LONNIE BRUHN: Cripple is completely a word I use to own the conversation. So many people, disabled or able bodied, pussyfoot around the topic, and I refuse to. I am candid when it comes to my disability and not because I want it to define my act but because it is apart of my life. It’s no different than my brown eyes and being short, it just is piece of who i am. It has created many unforgettable moments and because I am a storyteller, I can not ignore the adventures it has led me on. I have an open and honest dialog with my audience and “Cripple” is a word or label that other people invented. Now that it is a word, I will not allow others to dictate whether or not it is appropriate to use. For me, it is far less offensive than “special”,”handicap” or “physically challenged”. Hell, even “disabled” has a negative tone to it. I’m not dis- ABLED, I’m able to do whatever I want. The word “cripple” doesn’t say anything about my limitations. It merely describes me, like brown eyes or being short.

NAILED: From an outsider’s perspective, it seems a lot of stand-up comedians try to eventually move into television or movies. Is this trajectory a career goal for you personally?

LONNIE BRUHN: It is not a goal, no. I am a storyteller at heart, comedy has always been my passion, and the connection I have with my audience is where it is all at for me. With that said, it is almost impossible to become a legend without a T.V. credit. So I would do TV or a movie if it meant later it would lead me down a path of sold out theater shows and being exposed to a larger audience.

NAILED: When was the last time you nailed it?

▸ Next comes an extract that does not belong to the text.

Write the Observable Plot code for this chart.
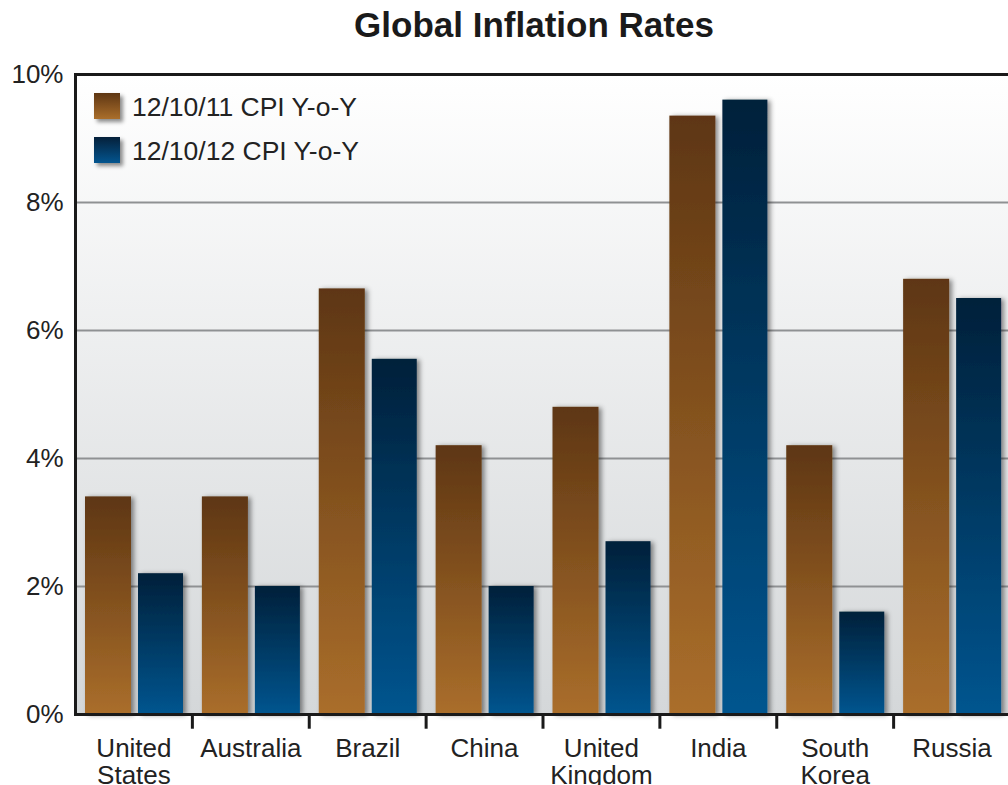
<!DOCTYPE html>
<html>
<head>
<meta charset="utf-8">
<script src="https://cdn.jsdelivr.net/npm/d3@7"></script>
<script src="https://cdn.jsdelivr.net/npm/@observablehq/plot@0.6"></script>
<style>
  html, body { margin: 0; padding: 0; background: #ffffff; }
  body { font-family: "Liberation Sans", Arial, Helvetica, sans-serif; color: #222; }
  #wrap { position: relative; width: 1008px; height: 785px; overflow: hidden; }
  #title { box-sizing: border-box; width: 1008px; height: 50px; line-height: 50px; padding-left: 60px;
           text-align: center; font-size: 35px; font-weight: bold; color: #1a1a1a; }
  .leg { position: absolute; font-size: 26.5px; line-height: 26px; white-space: nowrap; color: #222; }
  .sw { position: absolute; width: 26px; height: 26px; box-shadow: 3px 3px 4px rgba(0,0,0,0.45); }
</style>
</head>
<body>
<div id="wrap">
  <div id="title">Global Inflation Rates</div>
  <div id="chart"></div>
</div>
<script>
// ---- data ----
const countries = ["United\nStates", "Australia", "Brazil", "China", "United\nKingdom", "India", "South\nKorea", "Russia"];
const cpi2011 = [3.4, 3.4, 6.65, 4.2, 4.8, 9.35, 4.2, 6.8];
const cpi2012 = [2.2, 2.0, 5.55, 2.0, 2.7, 9.6, 1.6, 6.5];
const seriesNames = ["12/10/11 CPI Y-o-Y", "12/10/12 CPI Y-o-Y"];
const yTicks = [0, 2, 4, 6, 8, 10];
const gridTicks = [2, 4, 6, 8];

const rows = countries.map((c, i) => ({country: c, a: cpi2011[i], b: cpi2012[i]}));

const W = 1008, H = 735, mL = 75, mR = -2, mT = 24, mB = 71;
const step = (W - mL - mR) / countries.length;

const defs = () => {
  const d = d3.create("svg:defs");
  const mk = (id, top, bottom) => {
    const g = d.append("linearGradient").attr("id", id).attr("x1", 0).attr("y1", 0).attr("x2", 0).attr("y2", 1);
    g.append("stop").attr("offset", "0%").attr("stop-color", top);
    g.append("stop").attr("offset", "100%").attr("stop-color", bottom);
  };
  mk("gBrown", "#5e3613", "#aa6e2b");
  mk("gBlue", "#05203a", "#03558f");
  mk("gBg", "#ffffff", "#d4d7d9");
  const f = d.append("filter").attr("id", "shadow").attr("x", "-20%").attr("y", "-20%").attr("width", "150%").attr("height", "140%");
  f.append("feDropShadow").attr("dx", 3).attr("dy", 1).attr("stdDeviation", 2.5)
    .attr("flood-color", "#000").attr("flood-opacity", 0.45);
  return d.node();
};

const chart = Plot.plot({
  width: W, height: H,
  marginLeft: mL, marginRight: mR, marginTop: mT, marginBottom: mB,
  style: {fontFamily: '"Liberation Sans", Arial, Helvetica, sans-serif', color: "#222", background: "transparent", overflow: "visible"},
  x: {type: "band", domain: countries, paddingInner: 0, paddingOuter: 0, round: false},
  y: {domain: [0, 10]},
  marks: [
    defs,
    Plot.frame({fill: "url(#gBg)"}),
    Plot.ruleY(gridTicks, {stroke: "#8f9193", strokeWidth: 2}),
    Plot.barY(rows, {x: "country", y: "a", fill: "url(#gBrown)", insetLeft: 10, insetRight: step - 56}),
    Plot.barY(rows, {x: "country", y: "b", fill: "url(#gBlue)", insetLeft: 63, insetRight: step - 108}),
    Plot.frame({anchor: "top", stroke: "#1a1a1a", strokeWidth: 3}),
    Plot.frame({anchor: "left", stroke: "#1a1a1a", strokeWidth: 3}),
    Plot.frame({anchor: "bottom", stroke: "#1a1a1a", strokeWidth: 3}),
    Plot.ruleX(countries, {x: d => d, dx: step / 2, y1: 0, y2: -0.23, stroke: "#1a1a1a", strokeWidth: 3}),
    Plot.axisY({ticks: yTicks, tickFormat: d => d + "%", tickSize: 0, tickPadding: 12, fontSize: 26, label: null}),
    Plot.axisX({tickSize: 0, tickPadding: 23, fontSize: 26, lineHeight: 1.04, label: null})
  ]
});

chart.querySelectorAll('g[aria-label="bar"]').forEach(g => g.setAttribute("filter", "url(#shadow)"));
document.getElementById("chart").appendChild(chart);

// legend overlay
const wrap = document.getElementById("wrap");
const legItems = [
  {name: seriesNames[0], grad: "linear-gradient(#5e3613, #aa6e2b)", top: 93},
  {name: seriesNames[1], grad: "linear-gradient(#05203a, #03558f)", top: 137}
];
legItems.forEach(it => {
  const sw = document.createElement("div");
  sw.className = "sw";
  sw.style.left = "94px"; sw.style.top = it.top + "px";
  sw.style.background = it.grad;
  wrap.appendChild(sw);
  const t = document.createElement("div");
  t.className = "leg";
  t.style.left = "132px"; t.style.top = (it.top + 1) + "px";
  t.textContent = it.name;
  wrap.appendChild(t);
});
</script>
</body>
</html>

LONNIE BRUHN: My last epic night in comedy was March 27th of this year. I performed to a sold out room at the Star Theater here in Portland. I have built a large fan base here and was recording my new DVD, “Truth Hurts” which will be released later this summer. It was a four camera shoot and the special was the cultivation of material I’ve been working on for the last two years. The night was emotional, and an evening I will never forget. I couldn’t have been happier than in that one moment, or the several moments stacked upon each other for the 50 minutes I stood in front of the audience that evening.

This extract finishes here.